Para consertar o bonde, tem que quebrar Santa Teresa
Todos os 17 quilômetros de trilhos precisam ser trocados, o que implica em obras pesadas nas ruas da Montmartre carioca. Presidente da Central avisa: antes de dois anos, sistema não volta a funcionar
“Desafio alguém a dizer que há algo que se aproveite nesse sistema. Os trilhos estão condenados, gastos. Não pode ser esse o trilho, temos que usar o bilabiado”, sentencia Macedo
Eduardo Macedo pegou o bonde andando. A piada é velha, mas a situação não tem mesmo graça. O engenheiro de 66 anos assumiu algo ainda pior, ao aceitar a presidência da Central. Embarcou, assim, em um sistema descarrilado, com seis mortos na conta da empresa e o compromisso de restabelecer o transporte sobre trilhos na Montmartre carioca. É um problemão, composto basicamente de uma investigação sobre a tragédia de 27 de agosto no Rio e um plano para fazer funcionar uma máquina sucateada.
Na última terça-feira, ele apresentou a Sérgio Cabral o que considera o X da questão para a tragédia de Santa Teresa. O governador do Rio já suspeitava, mas ouviu, desta vez com amparo técnico, que o sistema precisa ser todo trocado, a começar pelos trilhos. E mexer em trilhos em um bairro histórico, com ruas, pavimentação, galerias e casas antigas, é mexer em toda a infraestrutura do bairro. Ou seja, para consertar os bondes, tem que quebrar Santa Teresa.
“Desafio alguém a dizer que há algo que se aproveite nesse sistema.

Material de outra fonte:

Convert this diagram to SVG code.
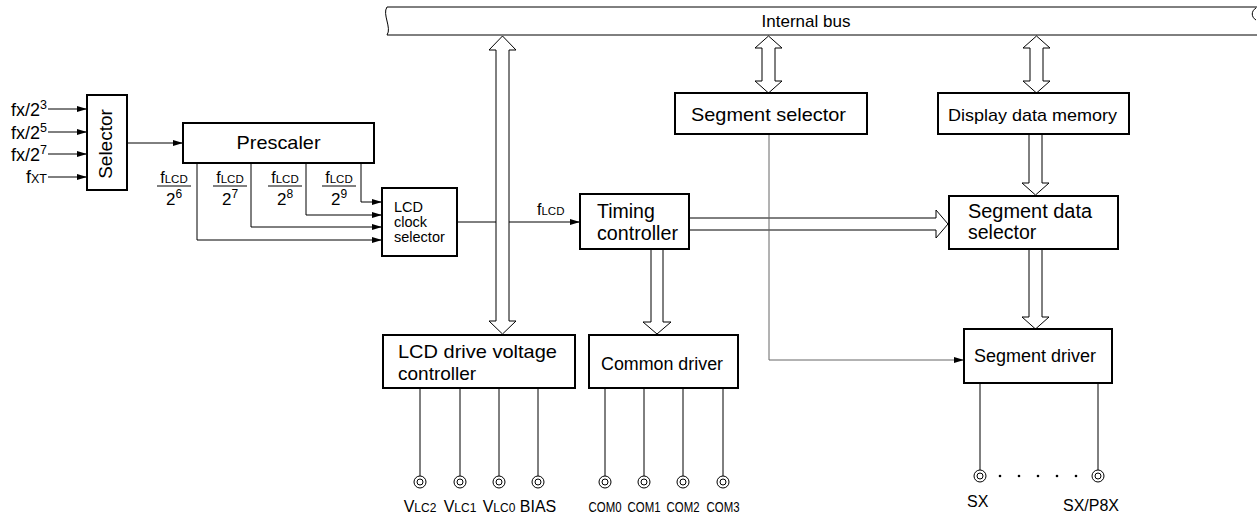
<svg xmlns="http://www.w3.org/2000/svg" width="1257" height="516" viewBox="0 0 1257 516">
<style>
text{font-family:"Liberation Sans",Arial,sans-serif;fill:#000}
.box{fill:#fff;stroke:#000;stroke-width:2}
.ln{fill:none;stroke:#000;stroke-width:1}
.fat{fill:#fff;stroke:#000;stroke-width:1;stroke-linejoin:miter}
.pin{fill:#fff;stroke:#000;stroke-width:1}
.pl{font-size:16px}
.com{font-size:14.5px}
</style>
<defs>
<marker id="ah" viewBox="0 0 10 6" refX="10" refY="3" markerWidth="10" markerHeight="6" markerUnits="userSpaceOnUse" orient="auto">
<path d="M0,0 L10,3 L0,6 Z" fill="#000"/>
</marker>
</defs>

<g id="internal-bus">
<path class="ln" d="M387,7 H1257 M387,35 H1257 M387,7 C382,14 392,28 387,35 M1256,8 C1251,11 1251,17 1256,20"/>
<text x="806" y="27" font-size="17" text-anchor="middle">Internal bus</text>
</g>

<g id="connectors">
<path class="ln" d="M48,109 H87" marker-end="url(#ah)"/>
<path class="ln" d="M48,132 H87" marker-end="url(#ah)"/>
<path class="ln" d="M48,154 H87" marker-end="url(#ah)"/>
<path class="ln" d="M48,177 H87" marker-end="url(#ah)"/>
<path class="ln" d="M127,143 H183" marker-end="url(#ah)"/>
<path class="ln" d="M361,163 V202 H382" marker-end="url(#ah)"/>
<path class="ln" d="M306,163 V215 H382" marker-end="url(#ah)"/>
<path class="ln" d="M251,163 V227 H382" marker-end="url(#ah)"/>
<path class="ln" d="M197,163 V240 H382" marker-end="url(#ah)"/>
<path class="ln" d="M457,222 H580" marker-end="url(#ah)"/>
<polygon class="fat" points="502.5,36 516,50 509,50 509,321 516,321 502.5,334 489,321 496,321 496,50 489,50"/>
<polygon class="fat" points="768.5,36 782,48 775,48 775,81 782,81 768.5,93 755,81 762,81 762,48 755,48"/>
<polygon class="fat" points="1036.5,36 1050,48 1043,48 1043,81 1050,81 1036.5,93 1023,81 1030,81 1030,48 1023,48"/>
<polygon class="fat" points="651,249 663,249 663,322 671,322 657,334 643,322 651,322"/>
<polygon class="fat" points="1029,134 1042,134 1042,183 1049,183 1035.5,195 1022,183 1029,183"/>
<polygon class="fat" points="1029,249 1042,249 1042,317 1049,317 1035.5,329 1022,317 1029,317"/>
<polygon class="fat" points="689,218 936,218 936,210 948,224 936,238 936,230 689,230"/>
<path d="M769,134 V360 H964" fill="none" stroke="#666" stroke-width="1" marker-end="url(#ah)"/>
<path class="ln" d="M420,388 V476 M460,388 V476 M499,388 V476 M538,388 V476"/>
<path class="ln" d="M605,388 V476 M644,388 V476 M683,388 V476 M723,388 V476"/>
<path class="ln" d="M980,383 V470 M1098,383 V470"/>
</g>

<g id="inputs">
<text x="47" y="116" font-size="18" text-anchor="end">fx/2<tspan dy="-7" font-size="12.5">3</tspan></text>
<text x="47" y="139" font-size="18" text-anchor="end">fx/2<tspan dy="-7" font-size="12.5">5</tspan></text>
<text x="47" y="161" font-size="18" text-anchor="end">fx/2<tspan dy="-7" font-size="12.5">7</tspan></text>
<text x="47" y="183" font-size="18" text-anchor="end">f<tspan font-size="12.5">XT</tspan></text>
</g>

<g id="selector">
<rect class="box" x="87" y="95" width="40" height="95"/>
<text transform="translate(112,144) rotate(-90)" font-size="19" text-anchor="middle">Selector</text>
</g>

<g id="prescaler">
<rect class="box" x="183" y="123" width="191" height="40"/>
<text x="278.5" y="149" font-size="19" text-anchor="middle" textLength="84" lengthAdjust="spacingAndGlyphs">Prescaler</text>
</g>

<g id="prescaler-labels">
<text x="174" y="183" font-size="16" text-anchor="middle">f<tspan font-size="11.5">LCD</tspan></text>
<path class="ln" d="M157,186 H191"/>
<text x="174" y="205" font-size="17" text-anchor="middle">2<tspan dy="-7" font-size="12">6</tspan></text>
<text x="230" y="183" font-size="16" text-anchor="middle">f<tspan font-size="11.5">LCD</tspan></text>
<path class="ln" d="M213,186 H247"/>
<text x="230" y="205" font-size="17" text-anchor="middle">2<tspan dy="-7" font-size="12">7</tspan></text>
<text x="285" y="183" font-size="16" text-anchor="middle">f<tspan font-size="11.5">LCD</tspan></text>
<path class="ln" d="M268,186 H302"/>
<text x="285" y="205" font-size="17" text-anchor="middle">2<tspan dy="-7" font-size="12">8</tspan></text>
<text x="339" y="183" font-size="16" text-anchor="middle">f<tspan font-size="11.5">LCD</tspan></text>
<path class="ln" d="M322,186 H356"/>
<text x="339" y="205" font-size="17" text-anchor="middle">2<tspan dy="-7" font-size="12">9</tspan></text>
</g>

<g id="lcd-clock-selector">
<rect class="box" x="382" y="188" width="75" height="68"/>
<text x="394" y="212" font-size="14.5">LCD</text>
<text x="394" y="227" font-size="14.5">clock</text>
<text x="394" y="242" font-size="14.5">selector</text>
</g>

<g id="flcd-label">
<text x="537" y="215" font-size="16">f<tspan font-size="11.5">LCD</tspan></text>
</g>

<g id="timing-controller">
<rect class="box" x="580" y="194" width="109" height="55"/>
<text x="597" y="218" font-size="19.5">Timing</text>
<text x="597" y="240" font-size="19.5" textLength="81" lengthAdjust="spacingAndGlyphs">controller</text>
</g>

<g id="segment-selector">
<rect class="box" x="675" y="93" width="192" height="41"/>
<text x="691" y="121" font-size="18.5" textLength="155" lengthAdjust="spacingAndGlyphs">Segment selector</text>
</g>

<g id="display-data-memory">
<rect class="box" x="938" y="93" width="191" height="41"/>
<text x="948" y="121" font-size="17" textLength="169" lengthAdjust="spacingAndGlyphs">Display data memory</text>
</g>

<g id="segment-data-selector">
<rect class="box" x="949" y="196" width="169" height="53"/>
<text x="968" y="218" font-size="19.5" textLength="124" lengthAdjust="spacingAndGlyphs">Segment data</text>
<text x="968" y="239" font-size="19.5">selector</text>
</g>

<g id="lcd-drive-voltage-controller">
<rect class="box" x="383" y="335" width="192" height="53"/>
<text x="398" y="358" font-size="19" textLength="159" lengthAdjust="spacingAndGlyphs">LCD drive voltage</text>
<text x="398" y="380" font-size="19">controller</text>
</g>

<g id="common-driver">
<rect class="box" x="589" y="335" width="149" height="53"/>
<text x="601" y="370" font-size="18" textLength="122" lengthAdjust="spacingAndGlyphs">Common driver</text>
</g>

<g id="segment-driver">
<rect class="box" x="964" y="329" width="148" height="54"/>
<text x="974" y="362" font-size="18" textLength="122" lengthAdjust="spacingAndGlyphs">Segment driver</text>
</g>

<g id="pins">
<circle class="pin" cx="420" cy="482" r="6"/><circle class="pin" cx="420" cy="482" r="3"/>
<circle class="pin" cx="460" cy="482" r="6"/><circle class="pin" cx="460" cy="482" r="3"/>
<circle class="pin" cx="499" cy="482" r="6"/><circle class="pin" cx="499" cy="482" r="3"/>
<circle class="pin" cx="538" cy="482" r="6"/><circle class="pin" cx="538" cy="482" r="3"/>
<circle class="pin" cx="605" cy="482" r="6"/><circle class="pin" cx="605" cy="482" r="3"/>
<circle class="pin" cx="644" cy="482" r="6"/><circle class="pin" cx="644" cy="482" r="3"/>
<circle class="pin" cx="683" cy="482" r="6"/><circle class="pin" cx="683" cy="482" r="3"/>
<circle class="pin" cx="723" cy="482" r="6"/><circle class="pin" cx="723" cy="482" r="3"/>
<circle class="pin" cx="980" cy="476" r="6"/><circle class="pin" cx="980" cy="476" r="3"/>
<circle class="pin" cx="1098" cy="476" r="6"/><circle class="pin" cx="1098" cy="476" r="3"/>
<circle cx="1000" cy="476" r="1.3"/><circle cx="1019" cy="476" r="1.3"/><circle cx="1038" cy="476" r="1.3"/><circle cx="1057" cy="476" r="1.3"/><circle cx="1076" cy="476" r="1.3"/>
</g>

<g id="pin-labels">
<text x="420" y="512" class="pl" text-anchor="middle">V<tspan font-size="12">LC2</tspan></text>
<text x="460" y="512" class="pl" text-anchor="middle">V<tspan font-size="12">LC1</tspan></text>
<text x="499" y="512" class="pl" text-anchor="middle">V<tspan font-size="12">LC0</tspan></text>
<text x="538" y="512" class="pl" text-anchor="middle">BIAS</text>
<text x="605" y="512" class="com" text-anchor="middle" textLength="33" lengthAdjust="spacingAndGlyphs">COM0</text>
<text x="644" y="512" class="com" text-anchor="middle" textLength="33" lengthAdjust="spacingAndGlyphs">COM1</text>
<text x="683" y="512" class="com" text-anchor="middle" textLength="33" lengthAdjust="spacingAndGlyphs">COM2</text>
<text x="723" y="512" class="com" text-anchor="middle" textLength="33" lengthAdjust="spacingAndGlyphs">COM3</text>
<text x="967" y="507" class="pl">SX</text>
<text x="1063" y="511" class="pl">SX/P8X</text>
</g>
</svg>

Os trilhos estão condenados, gastos. Não pode ser esse o trilho, temos que usar o bilabiado”, sentencia Macedo, depois de ouvir especialistas de Portugal, da Carris, que operam um sistema de características semelhantes. A partir da conversa com o governador, serão chamados a participar da empreitada a Cedae, que opera água e esgoto; a Light, que já participa do projeto de substituição da rede aérea para os bondes; a CET-Rio, para cuidar do nó que vai se fazer no trânsito; e órgãos da prefeitura, que terão que autorizar o desmonte de ruas inteiras.
“De forma alguma o bonde volta a andar num período inferior a dois anos”, diz Macedo. “E não adianta vir o Ministério Público dizer que tem que funcionar em dois meses. Não dá”, ressalta. O processo será longo. E envolve uma licitação internacional, pois os trilhos em questão só são fabricados na Europa. Só para preparar essa licitação o prazo deve ser de seis meses. O custo aproximado é obtido por Macedo com a multiplicação dos 50 euros do metro do trilho, por 17 quilômetros da malha de Santa Teresa, por dois – afinal, os trilhos caminham lado a lado – e pelos 2,46 do câmbio do euro, é de cerca de 4 milhões de reais. Já para instalação, com todas as obras necessárias, ainda não se sabe.
Bilabiado – Em vez do sistema de trilho e contratrilho usado atualmente – em que cada lado tem dois trilhos independentes, e justamente por isso sujeitos a desgastes e deformações diferentes – o sistema bilabiado consiste em apenas uma peça de cada lado. É mais adequado a bondes para locais como Santa Teresa, pois reduz-se o risco de um descarrilamento, de deformações na linha.
Macedo, com uma equipe da Central, foi a Lisboa conhecer o sistema operado pela Carris. Lá a coisa é diferente, pois o bonde é um transporte de massa, com linha de cerca de 70 quilômetros, contra os 17 de Santa Teresa. O monitoramento é computadorizado. Depois da visita, o presidente da Central não tem dúvida: o sistema do Rio parou no tempo. “Aqui, o trilho e o asfalto estão acabados, há desnível, desgaste. Em Lisboa, dá pra pentear o cabelo usando o trilho como espelho”, compara.
Seria de arrancar os cabelos – se Macedo ainda os tivesse. Cabeluda, mesmo, é a forma como os bondes amarelinhos, cartão-postal do Rio, foram se acabando, desmanchando no balanço das viagens e na inércia do descaso. O controle de tráfego na estação Carioca dos bondes usava a tecnologia celular. Ou seja, na estação, um funcionário telefonava para o motorneiro, que, conduzindo o bonde, atendia, para saber se poderia prosseguir ou se havia risco de bater noutra composição.